Évidemment, nous allons quand même sélectionner parce que nous ne pouvons pas offrir le programme à tout le monde. D’abord il faut que la PME manifeste l’intérêt d’adhérer au programme. Il y a ensuite un comité de sélection qui va regarder son organisation, son business plan ou son projet, son marché, son secteur d’activité, ses ressources humaines pour voir si la PME répond aux conditions minimales d’organisation d’une entreprise moderne. Si elle ne répond pas à ces conditions, elle se fera accompagner, mais si elle répond déjà, l’accompagnement dans le programme Elite sera accéléré.
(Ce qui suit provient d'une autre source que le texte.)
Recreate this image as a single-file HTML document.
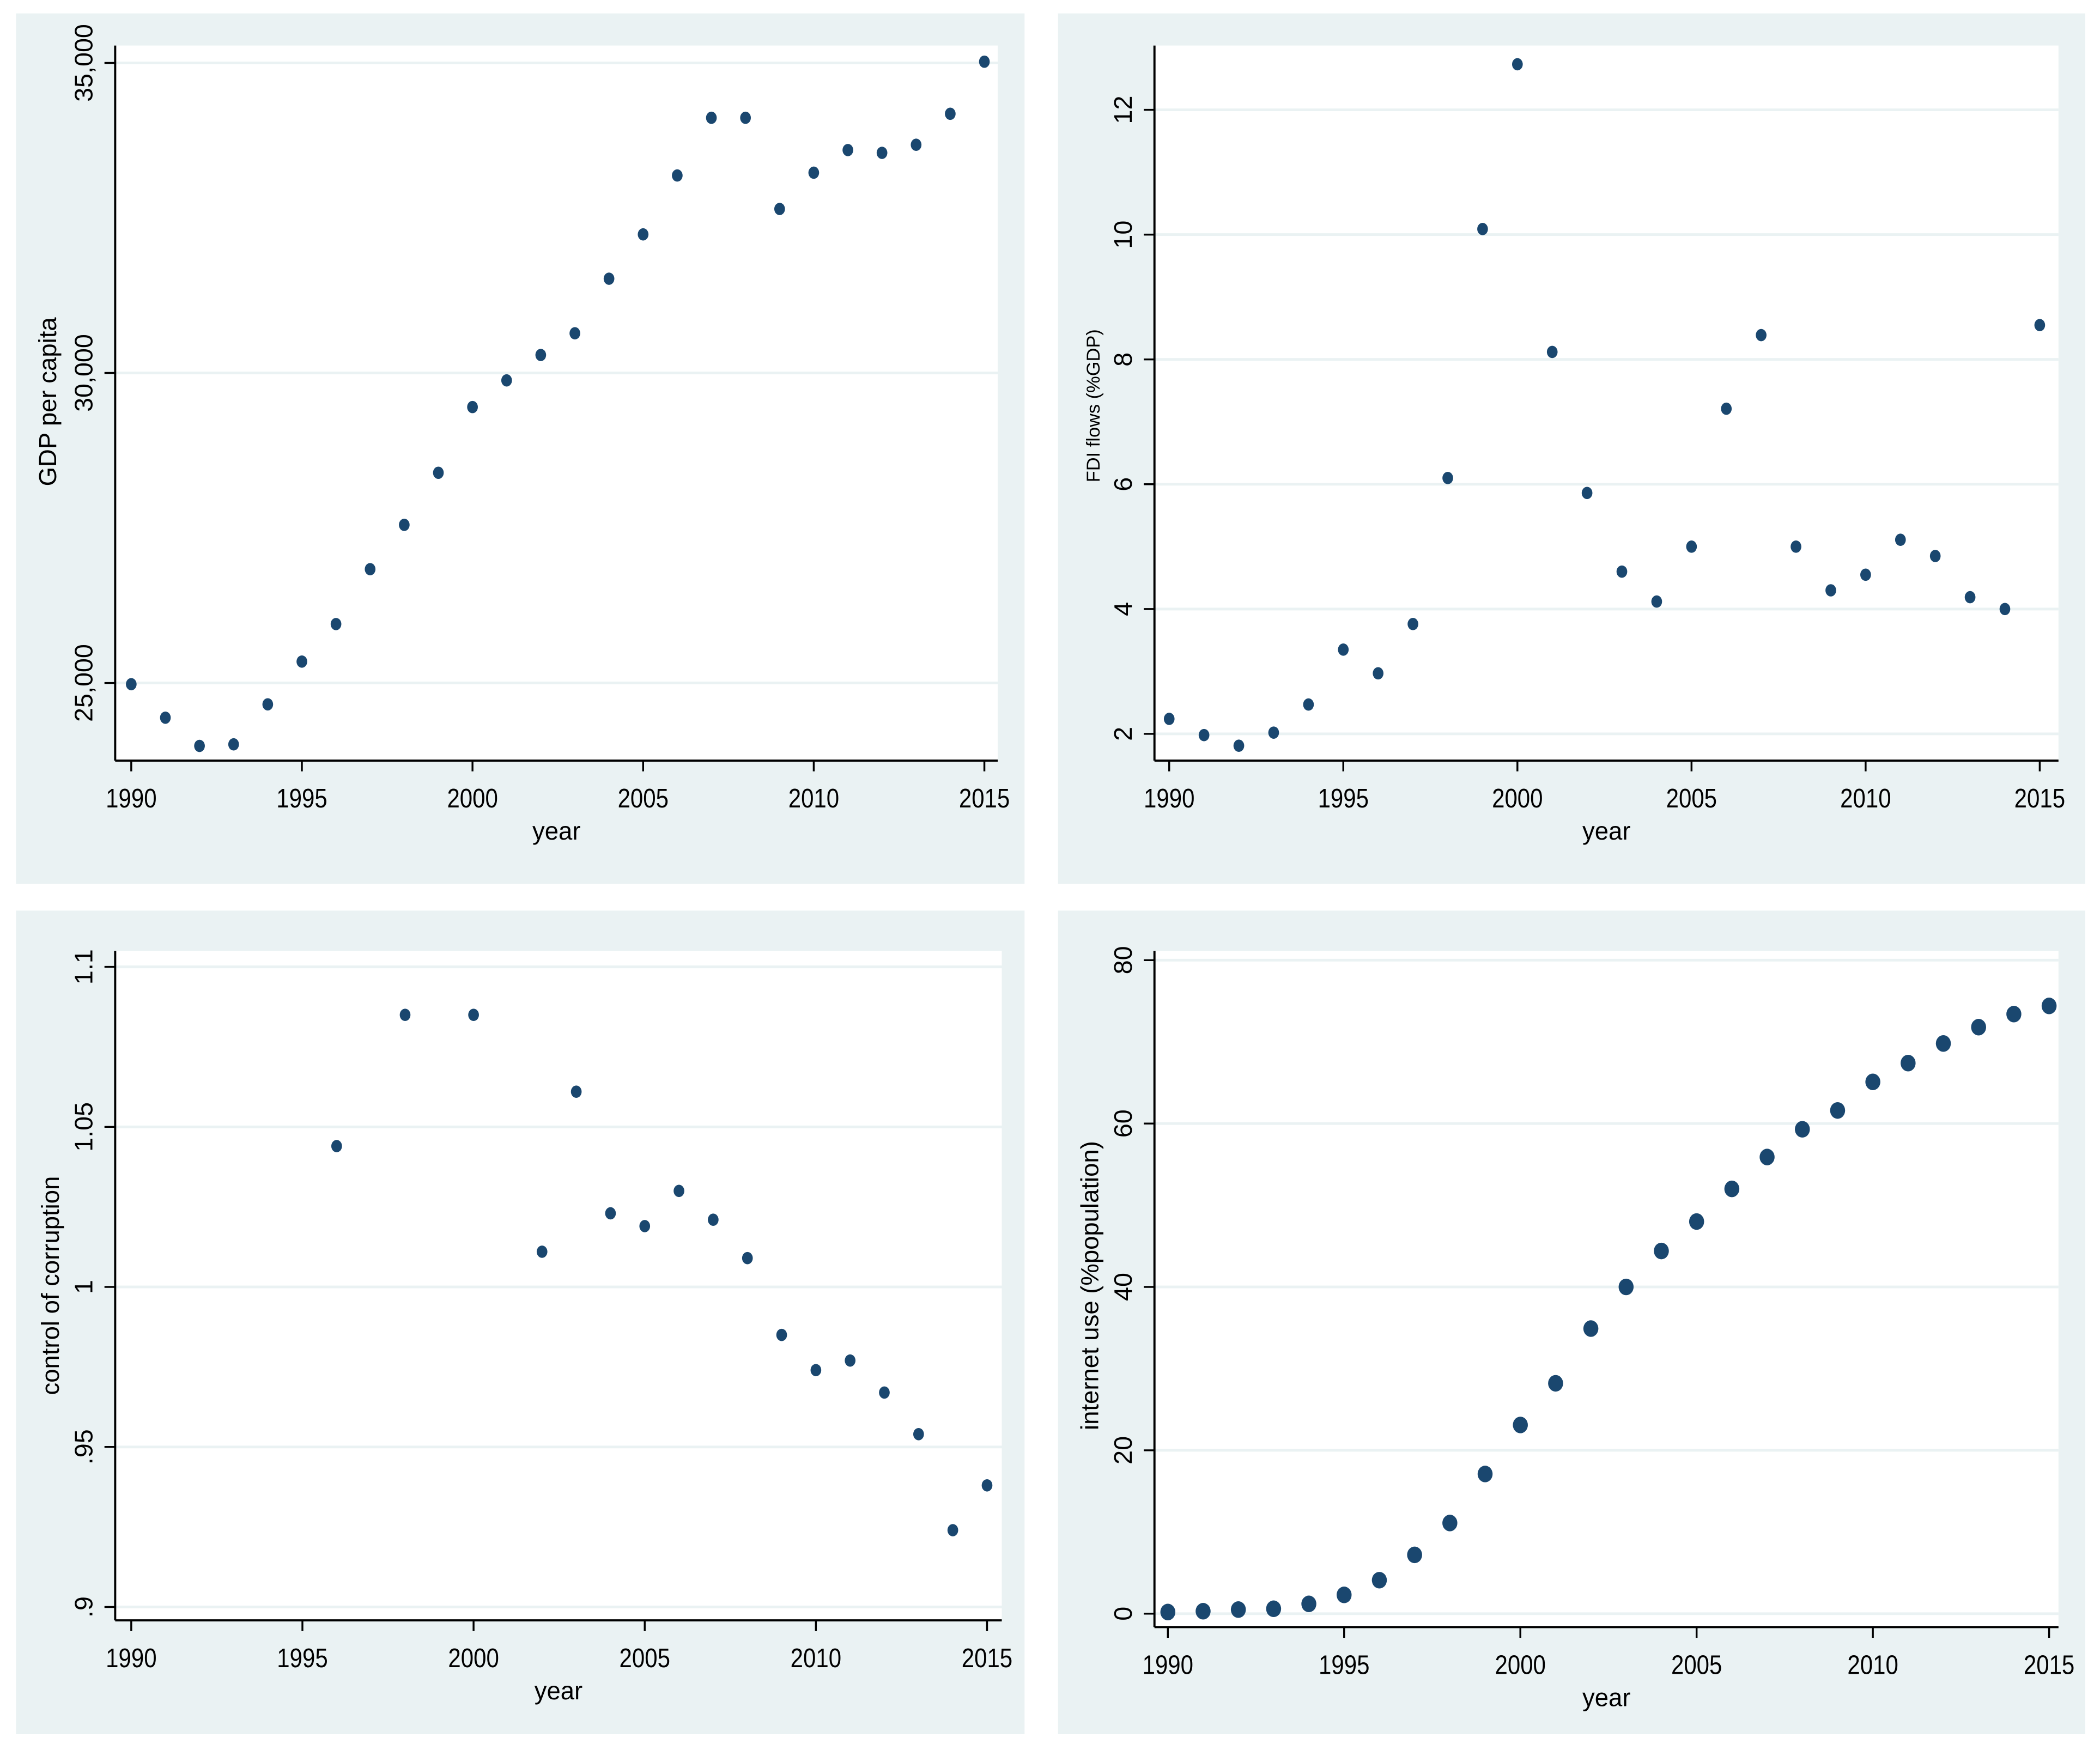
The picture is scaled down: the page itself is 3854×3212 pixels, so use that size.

Il n’y a pas une contrainte de taille ou de chiffre d’affaires avec un standard international à respecter. Quand on parle d’adaptation à nos PME, il s’agit d’une adaptation en fonction de leurs besoins, de leurs niveaux de maturité et de leur volonté d’avoir accès au marché des capitaux. Nous n’allons rien prendre qui soit contraignant, qui soit étranger à nos réalités. Le Maroc ne l’a pas fait en appliquant le programme tel que conçu par la Bourse de Londres. Quand on parle d’adaptation c’est le fait d’utiliser des experts locaux qui connaissent la réalité des PME, qui sont en mesure de bien appréhender la problématique de leur financement et de leur accompagnement.
Quel retour avez-vous des PME qui suivent le programme au Maroc ?
Karim Hajji : Nous avons eu un retour très positif. 95% des PME qui suivent ce programme se sont déclarées satisfaites ou très satisfaites. Aucune PME n’a quitté le programme en cours de route. Les deux premières cohortes sont déjà dans la deuxième année. Il y a donc vraiment un intérêt pour ce programme et comme l’a dit M. Amenounve, c’est un programme qui est effectivement sur mesure, qui est mis en place pour les PME marocaines et non les PME anglaises ou italiennes. Le programme a été mis en place en interrogeant les PME elle-même sur les problématiques qui sont les plus prégnantes pour elles. Celà peut être la gouvernance, cela peut être la succession pour le cas des entreprises familiales, cela peut porter sur la stratégie de développement pour les PME qui stagnent depuis quelques années. Donc il y a plusieurs problématiques qui ont donné lieu in fine à la mise en œuvre de 6 modules de formation qui commence par la stratégie de l’entreprise, la gouvernance pour mettre en place cette stratégie, ensuite il y a le type de financement pour répondre aux besoins de l’entreprise, puis la valorisation économique de l’entreprise elle-même, et, enfin, l’equity story qui permet à l’entreprise de rédiger une histoire avant de se présenter sur le marché des capitaux.